Those of you who have been following along on my mass storage adventures for the last month or so know that all of the OWC Thunderbolt-attached SSDs I’ve tried — two 4M2’s and one Mercury Pro U.2 — have been unreliable when connected to my Windows PCs. Repeated calls to OWC have not resulted in any solutions, and I get the impression that the devices were developed and tested on Macintosh computers, and that Windows attachments were an afterthought, and not nearly as bulletproof. I don’t really know about the OWC Thunderbolt reliability with Macintosh computers, but I think it’s a lot better than I’ve been experiencing with PCs, because, if it’s not, OWC wouldn’t be selling many of these boxes.
But for this post, I’m going to set aside the OWC reliability issues, and contrast two boxes, the OWC Accelsior 8M2 and the QNAP TVX-h874T.
- The OWC box performs no RAID functions. It is meant to be used with OWC’s SoftRAID program. The QNAP NAS performs the function of creating, updating, and managing arrays.
- Both offer Thunderbolt connections for local computers. The OWC NAS also offers 2.5 GbE as standard, and 10 GbE and 25 GbE with an optional card.
- Both hold 8 SSDs. The QNAP box accepts 8 SATA SSDs and two M.2 drives, and the OWC one 8 M.2 ones. The raw speed of the two are different, but the system level speeds I observed are about the same.
- Configured with 8 4 TB SSDs, the cost of the two approaches is about the same, with the NAS coming in a little higher.
- Both claim to offer transparent access to several computers. In the case of the OWC device, attachment to only one computer at a time is possible. The QNAP NAS can attach to many computers simultaneously.
- Attachment to multiple computers works great for the NAS. Attachment to multiple computers hasn’t worked at all for me with the OWC box.
- SoftRAID on Windows offers RAID 0, 1, 10, 5 and JBOD. The QNAP NAS offers RAID 0, 1, 10, 5, 6, 50, and 60 and JBOD.
- SoftRAID uses CPU cycles on the host computer to form the RAID. The QNAP NAS does not.
- SoftRAID uses more Thunderbolt bandwidth than the NAS for write operations on RAID 5 and 10. It would use more for RAID 6, 50, and 60 if it offered those functions.
- SoftRAID offers limited visibility into how the RAID is connected and performing.
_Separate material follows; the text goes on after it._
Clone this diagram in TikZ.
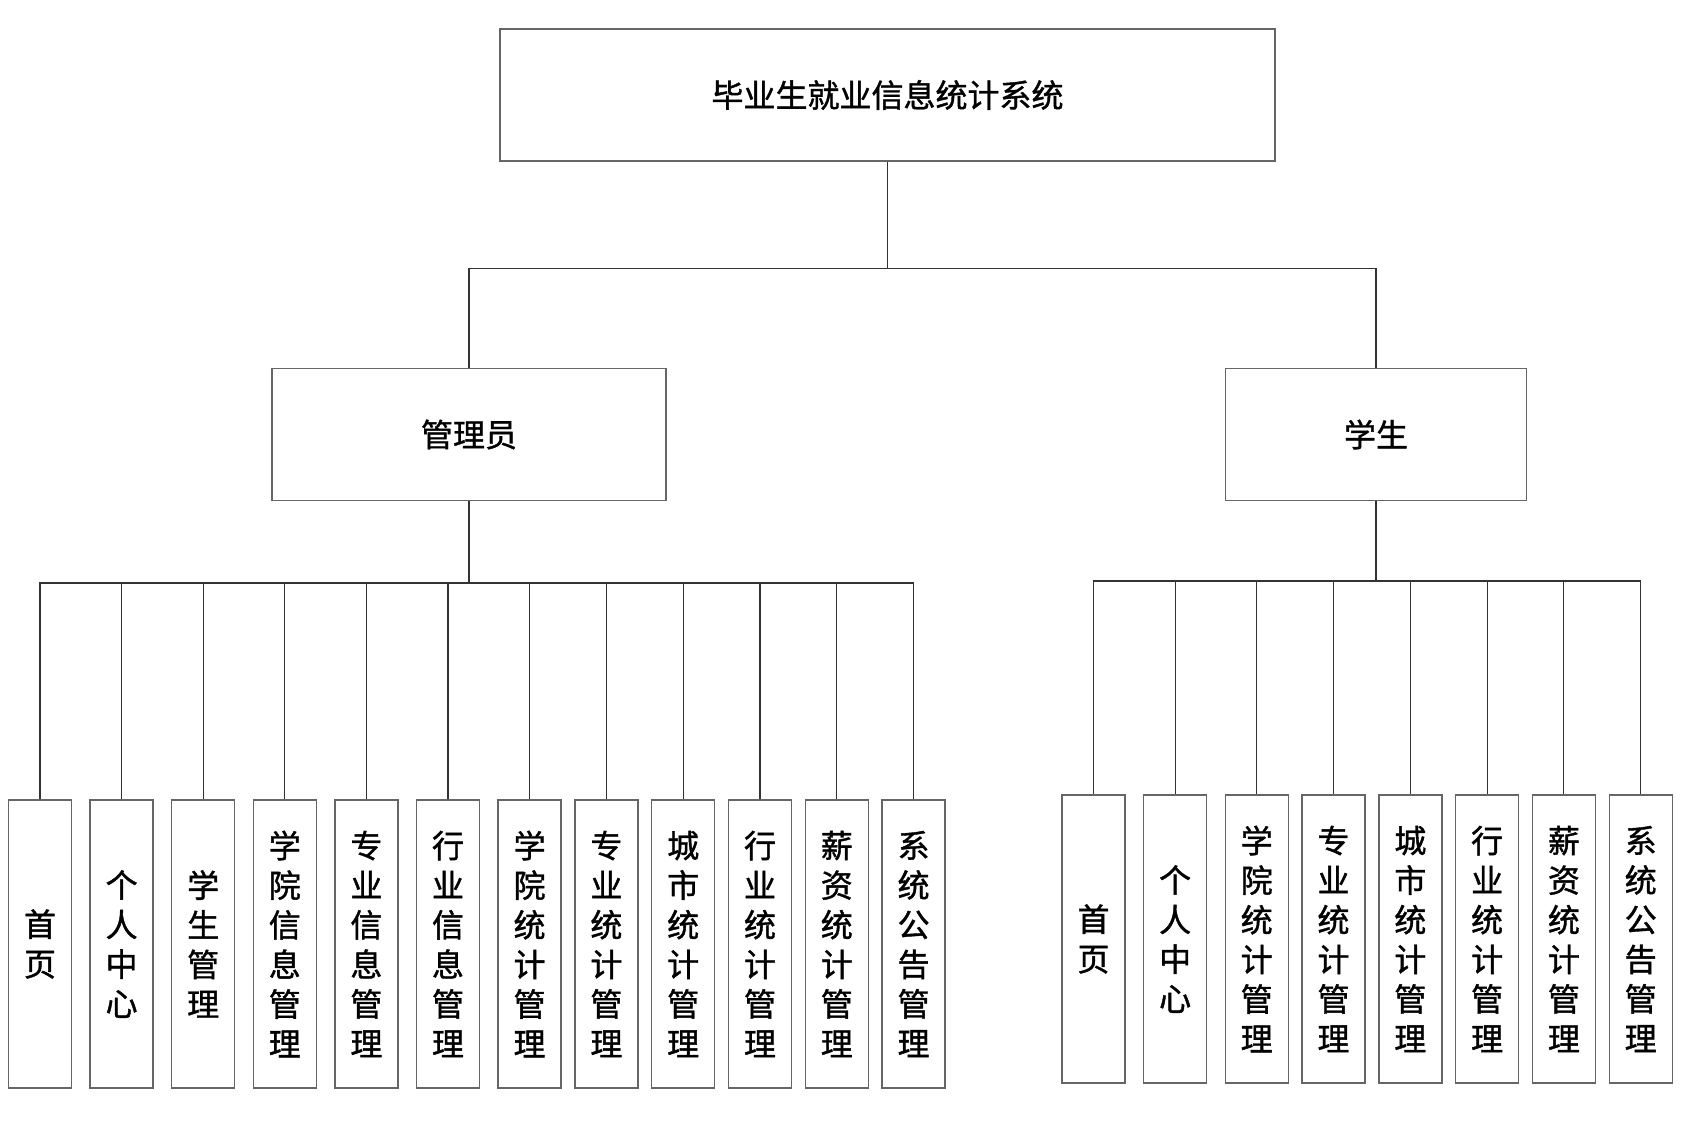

The QNAP NAS offers and extensive suite of management tools.
- The QNAP NAS has an extensive collection of version management tools. SoftRAID is very limited in that regard.
- The QNAP NAS has many applications for specialized file services, such as media provision to hi-fi’s and TV’s, and storage for and access to security camera data.
- Both say that you can construct a new RAID after a hardware failure without losing data. I have tested this with the QNAP boxes, and it is true. I haven’t tested it with the OWC box.
- The NAS offers hardware compression. The OWC solution depends on your OS for that.
- The NAS offers data deduplication. The OWC box does not.
- The NAS offers cloud storage and management features. I have not tested those.
- You can network together QNAP NAS’s to have multiple appearances of the same datasets.
- You can add a M.2 cache to the SATA storage on the NAS. I haven’t tested this, and it’s not clear to me what, if any, performance improvements are possible.
- The NAS is significantly larger.
- Both are quiet, and suitable for an office environment.
- The QNAP NAS prompts you with a front panel message with the Thunderbolt connection is dropped or restored. The OWC box changes the color of the logo on the front panel to indicate whether the Thunderbolt connection is live, but this is not dependable. It can say it’s connected when it’s not. OWC sent me something they called Cling-Ons (clever name, huh?) that they said would fix this but it did not.
- SoftRAID presents the array to the operating system as a local disk. You need to map the NAS to have a local disk appearance, and even then it’s not totally a local disk; for example, ATTO refuses to run against it.
If I hadn’t had the reliability problems with the OWC boxes, I wouldn’t have gone to the QNAP NAS, but now that I’m using the NAS, I think it is a much better solution for me than the OWC box would be even if the OWC box worked reliably in my PC environment.
J D Ramsey says
Sorry you experienced such a headache with the OWC product. I do use a Mac (M1 MPB). I do not have the Accelsior, but I do have a Thunderblade with 8TB of SSD storage, plus a Thunderbay, with standard HDDs. Having used them for over two years, I have found that they performed flawlessly. When I first obtained them there was a problem with Softraid that had come conflict with the then OS X operating system where they wouldn’t dismount, causing the Mac to freeze on shutdown. Upon six months later after Apple updated the OS X the problem disappeared. But if OWC is going to claim compatibility with Windows, it needs to do a better job.